[CHALLENGE] Leave out the pictures and repeat the rest of the material exactly.

-- start --

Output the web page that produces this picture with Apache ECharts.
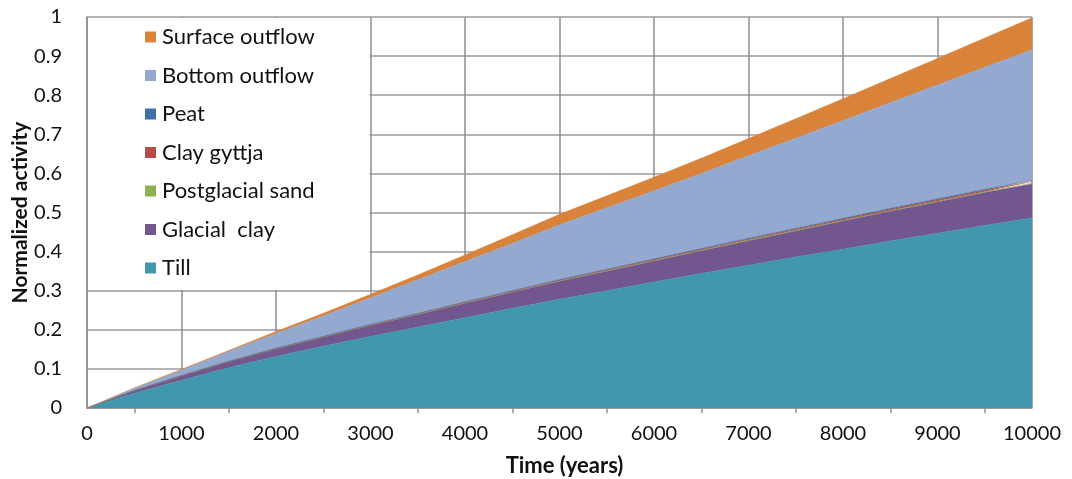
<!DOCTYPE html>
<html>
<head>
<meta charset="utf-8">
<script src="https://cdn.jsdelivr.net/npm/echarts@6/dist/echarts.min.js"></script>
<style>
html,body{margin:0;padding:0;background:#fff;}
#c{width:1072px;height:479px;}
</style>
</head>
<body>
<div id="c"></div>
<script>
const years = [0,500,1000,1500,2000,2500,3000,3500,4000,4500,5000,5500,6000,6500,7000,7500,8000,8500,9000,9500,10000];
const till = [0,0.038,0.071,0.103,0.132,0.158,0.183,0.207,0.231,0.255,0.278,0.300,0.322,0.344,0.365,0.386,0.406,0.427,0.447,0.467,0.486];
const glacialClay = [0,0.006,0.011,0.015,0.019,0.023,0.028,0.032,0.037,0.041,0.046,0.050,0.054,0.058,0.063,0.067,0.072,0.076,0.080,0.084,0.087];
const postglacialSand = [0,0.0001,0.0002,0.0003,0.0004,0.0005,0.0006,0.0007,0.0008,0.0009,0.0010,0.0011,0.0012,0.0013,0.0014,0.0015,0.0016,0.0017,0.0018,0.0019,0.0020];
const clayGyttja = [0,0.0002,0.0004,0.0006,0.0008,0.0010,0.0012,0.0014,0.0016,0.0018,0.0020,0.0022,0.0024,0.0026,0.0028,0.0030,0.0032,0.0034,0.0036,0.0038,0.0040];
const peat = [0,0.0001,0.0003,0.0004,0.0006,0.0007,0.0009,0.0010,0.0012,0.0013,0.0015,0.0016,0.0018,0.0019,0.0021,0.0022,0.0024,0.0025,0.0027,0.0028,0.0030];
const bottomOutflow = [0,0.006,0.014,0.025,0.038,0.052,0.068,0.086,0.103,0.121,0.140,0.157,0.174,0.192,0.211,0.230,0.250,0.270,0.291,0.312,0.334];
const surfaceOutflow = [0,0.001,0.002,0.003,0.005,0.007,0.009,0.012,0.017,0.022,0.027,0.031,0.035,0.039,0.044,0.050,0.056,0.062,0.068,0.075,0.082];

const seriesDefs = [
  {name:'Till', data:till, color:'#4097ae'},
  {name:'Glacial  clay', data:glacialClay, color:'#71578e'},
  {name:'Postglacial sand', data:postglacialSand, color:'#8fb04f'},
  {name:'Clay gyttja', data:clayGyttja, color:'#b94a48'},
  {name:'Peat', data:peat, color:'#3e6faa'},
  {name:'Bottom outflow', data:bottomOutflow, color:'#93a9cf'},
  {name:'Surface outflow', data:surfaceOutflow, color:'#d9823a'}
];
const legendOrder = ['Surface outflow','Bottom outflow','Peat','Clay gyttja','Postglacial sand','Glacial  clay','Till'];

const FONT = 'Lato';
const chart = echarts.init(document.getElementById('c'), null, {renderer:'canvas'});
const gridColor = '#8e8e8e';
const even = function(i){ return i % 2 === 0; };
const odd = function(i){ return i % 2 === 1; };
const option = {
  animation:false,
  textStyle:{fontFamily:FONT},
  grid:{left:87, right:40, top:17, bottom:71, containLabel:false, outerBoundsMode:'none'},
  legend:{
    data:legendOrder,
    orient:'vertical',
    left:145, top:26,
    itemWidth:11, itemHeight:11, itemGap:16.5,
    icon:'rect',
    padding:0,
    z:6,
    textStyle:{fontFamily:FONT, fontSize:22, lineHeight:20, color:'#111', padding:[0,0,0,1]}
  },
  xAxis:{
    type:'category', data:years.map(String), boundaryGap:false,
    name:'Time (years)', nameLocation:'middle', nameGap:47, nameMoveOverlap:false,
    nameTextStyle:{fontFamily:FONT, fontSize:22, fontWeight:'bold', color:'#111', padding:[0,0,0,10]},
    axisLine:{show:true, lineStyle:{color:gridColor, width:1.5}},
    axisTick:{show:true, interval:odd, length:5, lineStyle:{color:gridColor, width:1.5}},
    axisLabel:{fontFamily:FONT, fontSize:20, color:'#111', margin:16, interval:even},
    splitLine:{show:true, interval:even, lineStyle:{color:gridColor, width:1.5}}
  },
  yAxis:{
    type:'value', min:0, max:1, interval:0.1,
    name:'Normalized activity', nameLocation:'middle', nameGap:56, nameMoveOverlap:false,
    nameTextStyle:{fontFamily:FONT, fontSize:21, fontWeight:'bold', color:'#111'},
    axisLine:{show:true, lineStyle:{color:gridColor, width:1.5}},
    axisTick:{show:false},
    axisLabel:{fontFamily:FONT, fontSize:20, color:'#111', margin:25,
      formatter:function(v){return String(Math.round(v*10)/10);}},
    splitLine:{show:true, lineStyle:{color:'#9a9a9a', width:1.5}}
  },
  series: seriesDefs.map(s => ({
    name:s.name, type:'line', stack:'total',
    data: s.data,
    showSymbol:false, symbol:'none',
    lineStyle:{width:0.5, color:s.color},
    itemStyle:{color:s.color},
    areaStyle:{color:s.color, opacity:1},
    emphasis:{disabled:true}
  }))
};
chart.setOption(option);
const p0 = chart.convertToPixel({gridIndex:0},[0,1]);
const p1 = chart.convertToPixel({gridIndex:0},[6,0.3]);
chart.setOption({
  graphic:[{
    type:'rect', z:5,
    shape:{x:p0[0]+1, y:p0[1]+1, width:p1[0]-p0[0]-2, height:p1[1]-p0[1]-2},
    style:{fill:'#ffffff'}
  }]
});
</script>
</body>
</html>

-- end --

[WORKED SOLUTION]
Output the web page that produces this picture with Apache ECharts.
<!DOCTYPE html>
<html>
<head>
<meta charset="utf-8">
<script src="https://cdn.jsdelivr.net/npm/echarts@6/dist/echarts.min.js"></script>
<style>
html,body{margin:0;padding:0;background:#fff;}
#c{width:1072px;height:479px;}
</style>
</head>
<body>
<div id="c"></div>
<script>
const years = [0,500,1000,1500,2000,2500,3000,3500,4000,4500,5000,5500,6000,6500,7000,7500,8000,8500,9000,9500,10000];
const till = [0,0.038,0.071,0.103,0.132,0.158,0.183,0.207,0.231,0.255,0.278,0.300,0.322,0.344,0.365,0.386,0.406,0.427,0.447,0.467,0.486];
const glacialClay = [0,0.006,0.011,0.015,0.019,0.023,0.028,0.032,0.037,0.041,0.046,0.050,0.054,0.058,0.063,0.067,0.072,0.076,0.080,0.084,0.087];
const postglacialSand = [0,0.0001,0.0002,0.0003,0.0004,0.0005,0.0006,0.0007,0.0008,0.0009,0.0010,0.0011,0.0012,0.0013,0.0014,0.0015,0.0016,0.0017,0.0018,0.0019,0.0020];
const clayGyttja = [0,0.0002,0.0004,0.0006,0.0008,0.0010,0.0012,0.0014,0.0016,0.0018,0.0020,0.0022,0.0024,0.0026,0.0028,0.0030,0.0032,0.0034,0.0036,0.0038,0.0040];
const peat = [0,0.0001,0.0003,0.0004,0.0006,0.0007,0.0009,0.0010,0.0012,0.0013,0.0015,0.0016,0.0018,0.0019,0.0021,0.0022,0.0024,0.0025,0.0027,0.0028,0.0030];
const bottomOutflow = [0,0.006,0.014,0.025,0.038,0.052,0.068,0.086,0.103,0.121,0.140,0.157,0.174,0.192,0.211,0.230,0.250,0.270,0.291,0.312,0.334];
const surfaceOutflow = [0,0.001,0.002,0.003,0.005,0.007,0.009,0.012,0.017,0.022,0.027,0.031,0.035,0.039,0.044,0.050,0.056,0.062,0.068,0.075,0.082];

const seriesDefs = [
  {name:'Till', data:till, color:'#4097ae'},
  {name:'Glacial  clay', data:glacialClay, color:'#71578e'},
  {name:'Postglacial sand', data:postglacialSand, color:'#8fb04f'},
  {name:'Clay gyttja', data:clayGyttja, color:'#b94a48'},
  {name:'Peat', data:peat, color:'#3e6faa'},
  {name:'Bottom outflow', data:bottomOutflow, color:'#93a9cf'},
  {name:'Surface outflow', data:surfaceOutflow, color:'#d9823a'}
];
const legendOrder = ['Surface outflow','Bottom outflow','Peat','Clay gyttja','Postglacial sand','Glacial  clay','Till'];

const FONT = 'Lato';
const chart = echarts.init(document.getElementById('c'), null, {renderer:'canvas'});
const gridColor = '#8e8e8e';
const even = function(i){ return i % 2 === 0; };
const odd = function(i){ return i % 2 === 1; };
const option = {
  animation:false,
  textStyle:{fontFamily:FONT},
  grid:{left:87, right:40, top:17, bottom:71, containLabel:false, outerBoundsMode:'none'},
  legend:{
    data:legendOrder,
    orient:'vertical',
    left:145, top:26,
    itemWidth:11, itemHeight:11, itemGap:16.5,
    icon:'rect',
    padding:0,
    z:6,
    textStyle:{fontFamily:FONT, fontSize:22, lineHeight:20, color:'#111', padding:[0,0,0,1]}
  },
  xAxis:{
    type:'category', data:years.map(String), boundaryGap:false,
    name:'Time (years)', nameLocation:'middle', nameGap:47, nameMoveOverlap:false,
    nameTextStyle:{fontFamily:FONT, fontSize:22, fontWeight:'bold', color:'#111', padding:[0,0,0,10]},
    axisLine:{show:true, lineStyle:{color:gridColor, width:1.5}},
    axisTick:{show:true, interval:odd, length:5, lineStyle:{color:gridColor, width:1.5}},
    axisLabel:{fontFamily:FONT, fontSize:20, color:'#111', margin:16, interval:even},
    splitLine:{show:true, interval:even, lineStyle:{color:gridColor, width:1.5}}
  },
  yAxis:{
    type:'value', min:0, max:1, interval:0.1,
    name:'Normalized activity', nameLocation:'middle', nameGap:56, nameMoveOverlap:false,
    nameTextStyle:{fontFamily:FONT, fontSize:21, fontWeight:'bold', color:'#111'},
    axisLine:{show:true, lineStyle:{color:gridColor, width:1.5}},
    axisTick:{show:false},
    axisLabel:{fontFamily:FONT, fontSize:20, color:'#111', margin:25,
      formatter:function(v){return String(Math.round(v*10)/10);}},
    splitLine:{show:true, lineStyle:{color:'#9a9a9a', width:1.5}}
  },
  series: seriesDefs.map(s => ({
    name:s.name, type:'line', stack:'total',
    data: s.data,
    showSymbol:false, symbol:'none',
    lineStyle:{width:0.5, color:s.color},
    itemStyle:{color:s.color},
    areaStyle:{color:s.color, opacity:1},
    emphasis:{disabled:true}
  }))
};
chart.setOption(option);
const p0 = chart.convertToPixel({gridIndex:0},[0,1]);
const p1 = chart.convertToPixel({gridIndex:0},[6,0.3]);
chart.setOption({
  graphic:[{
    type:'rect', z:5,
    shape:{x:p0[0]+1, y:p0[1]+1, width:p1[0]-p0[0]-2, height:p1[1]-p0[1]-2},
    style:{fill:'#ffffff'}
  }]
});
</script>
</body>
</html>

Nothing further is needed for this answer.